Kaepernick made plays that, to be kind, were very much less than great. He seemed flummoxed by a Bears defense that literally had him on the run.

“I saw the coverages,” said Kaepernick. “I didn’t make the plays.”

What we he made were mistakes, joining teammates in a universal effort.

The funny thing is the Levi’s Stadium field was for the third time in six weeks replanted. The grass had been coming apart. It didn’t on Sunday night. It was the Niners who disintegrated.

“Turnovers and penalties,” said  fullback Bruce Miller, in what was becoming litany, “especially at the point in the game when they were made, that’s losing football.”

It was for the Dallas Cowboys a week ago against the Niners.

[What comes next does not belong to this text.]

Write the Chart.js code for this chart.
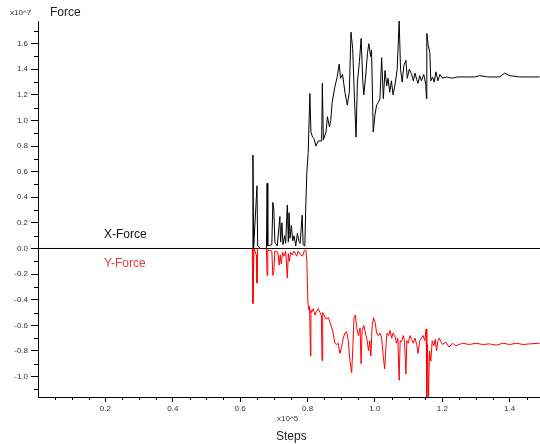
<!DOCTYPE html>
<html>
<head>
<meta charset="utf-8">
<script src="https://cdn.jsdelivr.net/npm/chart.js@4/dist/chart.umd.min.js"></script>
<style>
  body { margin: 0; background: #fff; }
  #wrap { position: relative; width: 540px; height: 444px; }
  .lbl { position: absolute; font-family: "Liberation Sans", Arial, sans-serif; white-space: nowrap; line-height: 1; }
</style>
</head>
<body>
<div id="wrap">
  <canvas id="canvas" width="540" height="444"></canvas>
  <div class="lbl" style="left:10px;top:9px;font-size:8px;color:#333;">x10^7</div>
  <div class="lbl" style="left:50px;top:6px;font-size:12px;color:#222;">Force</div>
  <div class="lbl" style="left:104px;top:228px;font-size:12px;color:#111;">X-Force</div>
  <div class="lbl" style="left:104px;top:257px;font-size:12px;color:#e8383a;">Y-Force</div>
  <div class="lbl" style="left:277px;top:415px;font-size:8px;color:#333;">x10^5</div>
  <div class="lbl" style="left:276px;top:430px;font-size:12px;color:#222;">Steps</div>
</div>
<script>
// steps (x10^5) and force (x10^7)
var xForceSteps = [0, 0.636, 0.638, 0.640, 0.650, 0.652, 0.660, 0.678, 0.680, 0.682, 0.694, 0.697, 0.700, 0.703,
  0.710, 0.718, 0.720, 0.724, 0.727, 0.732, 0.735, 0.740, 0.743, 0.745, 0.748, 0.752, 0.756, 0.760, 0.765,
  0.770, 0.774, 0.778, 0.784, 0.787, 0.792, 0.795, 0.798, 0.802, 0.807, 0.810, 0.815, 0.819, 0.825, 0.832,
  0.842, 0.844, 0.847, 0.855, 0.859, 0.865, 0.869, 0.873, 0.881, 0.888, 0.894, 0.898, 0.904, 0.911, 0.918,
  0.924, 0.929, 0.934, 0.939, 0.944, 0.948, 0.954, 0.959, 0.964, 0.967, 0.972, 0.978, 0.982, 0.987, 0.990,
  0.995, 1.000, 1.005, 1.010, 1.015, 1.020, 1.025, 1.030, 1.035, 1.039, 1.044, 1.049, 1.054, 1.061, 1.066,
  1.072, 1.076, 1.081, 1.086, 1.092, 1.096, 1.102, 1.109, 1.114, 1.119, 1.124, 1.128, 1.133, 1.138, 1.145,
  1.151, 1.153, 1.154, 1.158, 1.163, 1.166, 1.171, 1.176, 1.181, 1.187, 1.193, 1.201, 1.213, 1.228, 1.246,
  1.267, 1.296, 1.311, 1.335, 1.356, 1.370, 1.385, 1.400, 1.430, 1.459, 1.489];
var xForceValues = [0, 0, 0.73, 0.0, 0.49, 0.02, 0.0, 0, 0.51, 0.02, 0.03, 0.36, 0.30, 0.05,
  0.02, 0.25, 0.05, 0.20, 0.03, 0.10, 0.04, 0.34, 0.05, 0.28, 0.08, 0.18, 0.06, 0.10, 0.02,
  0.12, 0.06, 0.04, 0.26, 0.03, 0.02, 0.35, 0.60, 0.75, 1.21, 0.91, 0.87, 0.86, 0.80, 0.84,
  0.84, 1.29, 0.85, 0.91, 1.03, 0.95, 1.00, 1.14, 1.26, 1.34, 1.44, 1.33, 1.36, 1.22, 1.12,
  1.22, 1.69, 1.56, 1.19, 0.87, 1.30, 1.46, 1.64, 1.31, 1.20, 1.33, 1.53, 1.60, 1.50, 1.55,
  0.91, 1.04, 1.12, 1.14, 1.17, 1.49, 1.17, 1.39, 1.27, 1.33, 1.22, 1.31, 1.20, 1.30, 1.40,
  1.78, 1.40, 1.30, 1.43, 1.47, 1.33, 1.40, 1.36, 1.31, 1.37, 1.32, 1.29, 1.35, 1.31, 1.36,
  1.28, 1.17, 1.68, 1.59, 1.53, 1.31, 1.34, 1.30, 1.38, 1.31, 1.36, 1.33, 1.34, 1.33, 1.34,
  1.34, 1.34, 1.35, 1.34, 1.34, 1.34, 1.37, 1.35, 1.34, 1.34, 1.34];

var yForceSteps = [0, 0.636, 0.638, 0.641, 0.648, 0.650, 0.652, 0.678, 0.680, 0.682, 0.694, 0.697, 0.700, 0.703,
  0.712, 0.716, 0.719, 0.722, 0.726, 0.730, 0.735, 0.740, 0.743, 0.746, 0.750, 0.755, 0.760, 0.768, 0.772,
  0.780, 0.785, 0.790, 0.795, 0.798, 0.801, 0.804, 0.805, 0.806, 0.809, 0.810, 0.812, 0.817, 0.822, 0.827,
  0.832, 0.837, 0.841, 0.843, 0.845, 0.849, 0.855, 0.862, 0.867, 0.872, 0.876, 0.881, 0.887, 0.891, 0.896,
  0.901, 0.906, 0.911, 0.916, 0.921, 0.926, 0.931, 0.934, 0.938, 0.942, 0.946, 0.951, 0.956, 0.959, 0.962,
  0.967, 0.972, 0.977, 0.981, 0.985, 0.988, 0.992, 0.996, 1.001, 1.005, 1.010, 1.015, 1.020, 1.025, 1.029,
  1.033, 1.036, 1.041, 1.045, 1.050, 1.054, 1.059, 1.064, 1.068, 1.072, 1.075, 1.079, 1.084, 1.088, 1.092,
  1.095, 1.099, 1.104, 1.109, 1.114, 1.119, 1.124, 1.128, 1.133, 1.138, 1.143, 1.148, 1.152, 1.154, 1.156,
  1.159, 1.162, 1.166, 1.170, 1.175, 1.179, 1.183, 1.187, 1.191, 1.200, 1.210, 1.220, 1.230, 1.240, 1.260,
  1.280, 1.300, 1.320, 1.340, 1.360, 1.380, 1.400, 1.420, 1.440, 1.460, 1.489];
var yForceValues = [0, 0, -0.43, 0.0, -0.05, -0.27, 0.0, 0, -0.21, -0.01, -0.02, -0.21, -0.18, -0.02,
  -0.03, -0.13, -0.05, -0.12, -0.03, -0.06, -0.02, -0.23, -0.04, -0.10, -0.03, -0.05, -0.02, -0.06, -0.02,
  -0.05, -0.06, -0.02, -0.01, -0.10, -0.42, -0.48, -0.45, -0.46, -0.84, -0.48, -0.50, -0.47, -0.52, -0.49,
  -0.47, -0.50, -0.52, -0.875, -0.50, -0.52, -0.55, -0.54, -0.58, -0.62, -0.66, -0.74, -0.75, -0.74, -0.82,
  -0.77, -0.70, -0.66, -0.65, -0.72, -0.88, -0.97, -0.80, -0.54, -0.52, -0.62, -0.68, -0.62, -0.90, -0.64,
  -0.60, -0.66, -0.72, -0.80, -0.72, -0.84, -0.60, -0.54, -0.58, -0.66, -0.68, -0.66, -0.70, -0.85, -0.94,
  -0.76, -0.66, -0.68, -0.64, -0.70, -0.66, -0.68, -0.74, -0.70, -1.03, -0.72, -0.73, -0.68, -0.72, -0.98,
  -0.72, -0.74, -0.68, -0.71, -0.74, -0.70, -0.75, -0.82, -0.72, -0.70, -0.68, -0.72, -0.63, -1.16, -0.75,
  -1.16, -0.80, -0.88, -0.72, -0.76, -0.71, -0.80, -0.72, -0.70, -0.75, -0.73, -0.77, -0.74, -0.76, -0.74,
  -0.75, -0.74, -0.75, -0.745, -0.755, -0.74, -0.75, -0.74, -0.75, -0.745, -0.74];

var xTicks = [0.2, 0.4, 0.6, 0.8, 1.0, 1.2, 1.4];
var yTicks = [-1.0, -0.8, -0.6, -0.4, -0.2, 0.0, 0.2, 0.4, 0.6, 0.8, 1.0, 1.2, 1.4, 1.6];

var toPoints = function(xs, ys) {
  var pts = [];
  for (var i = 0; i < xs.length; i++) {
    pts.push({x: xs[i], y: ys[i]});
  }
  return pts;
};

// small ticks between the labelled ones
var minorTicks = {
  id: 'minorTicks',
  afterDraw: function(chart) {
    var ctx = chart.ctx;
    var xs = chart.scales.x, ys = chart.scales.y;
    ctx.save();
    ctx.strokeStyle = '#000';
    ctx.lineWidth = 1;
    ctx.beginPath();
    for (var v = 0.05; v < xs.max; v += 0.05) {
      var r = Math.round(v * 100);
      if (r % 20 === 0) continue;
      var px = Math.round(xs.getPixelForValue(v)) + 0.5;
      ctx.moveTo(px, ys.bottom);
      ctx.lineTo(px, ys.bottom + 3);
    }
    for (var w = -1.1; w < ys.max; w += 0.2) {
      var py = Math.round(ys.getPixelForValue(w)) + 0.5;
      ctx.moveTo(xs.left - 4, py);
      ctx.lineTo(xs.left, py);
    }
    ctx.stroke();
    ctx.restore();
  }
};

var tickFont = {family: '"Liberation Sans", Arial, sans-serif', size: 8};

var ctx = document.getElementById("canvas").getContext("2d");
window.myChart = new Chart(ctx, {
  type: 'line',
  data: {
    datasets: [{
      label: 'X-Force',
      data: toPoints(xForceSteps, xForceValues),
      borderColor: '#000',
      borderWidth: 1,
      pointRadius: 0,
      tension: 0
    }, {
      label: 'Y-Force',
      data: toPoints(yForceSteps, yForceValues),
      borderColor: '#ff0000',
      borderWidth: 1,
      pointRadius: 0,
      tension: 0
    }]
  },
  options: {
    responsive: false,
    animation: false,
    layout: {padding: {top: 21, right: 0, left: 0, bottom: 0}},
    plugins: {
      legend: {display: false},
      tooltip: {enabled: false}
    },
    scales: {
      x: {
        type: 'linear',
        min: 0,
        max: 1.49,
        afterBuildTicks: function(scale) {
          scale.ticks = xTicks.map(function(v) { return {value: v}; });
        },
        afterFit: function(scale) { scale.height = 47; },
        border: {color: '#000', width: 1},
        grid: {drawOnChartArea: false, tickLength: 5, tickColor: '#000'},
        ticks: {
          font: tickFont,
          color: '#333',
          padding: 2,
          maxRotation: 0,
          callback: function(v) { return v.toFixed(1); }
        }
      },
      y: {
        type: 'linear',
        min: -1.16,
        max: 1.777,
        afterBuildTicks: function(scale) {
          scale.ticks = yTicks.map(function(v) { return {value: v}; });
        },
        afterFit: function(scale) { scale.width = 38; },
        border: {color: '#000', width: 1},
        grid: {
          color: function(c) { return c.tick && c.tick.value === 0 ? '#000' : 'rgba(0,0,0,0)'; },
          lineWidth: 1,
          tickLength: 7,
          tickColor: '#000'
        },
        ticks: {
          font: tickFont,
          color: '#333',
          padding: 3,
          callback: function(v) { return v.toFixed(1); }
        }
      }
    }
  },
  plugins: [minorTicks]
});
</script>
</body>
</html>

It was for the Niners on Sunday night against the Bears.

“Wins are tough to come by,” said Anquan Boldin, the Niners wide receiver. “When you have a team down, you definitely have to put your foot on their throat because nobody’s going to quit in this league.”

The Bears lost three key defensive players through injuries, including cornerback Charles Tillman. Yet it was the Niners who lost the game.

“It stings to lose,” Harbaugh said once again. “And we all have fingerprints on it.”

Do they ever. Someone get the furniture polish.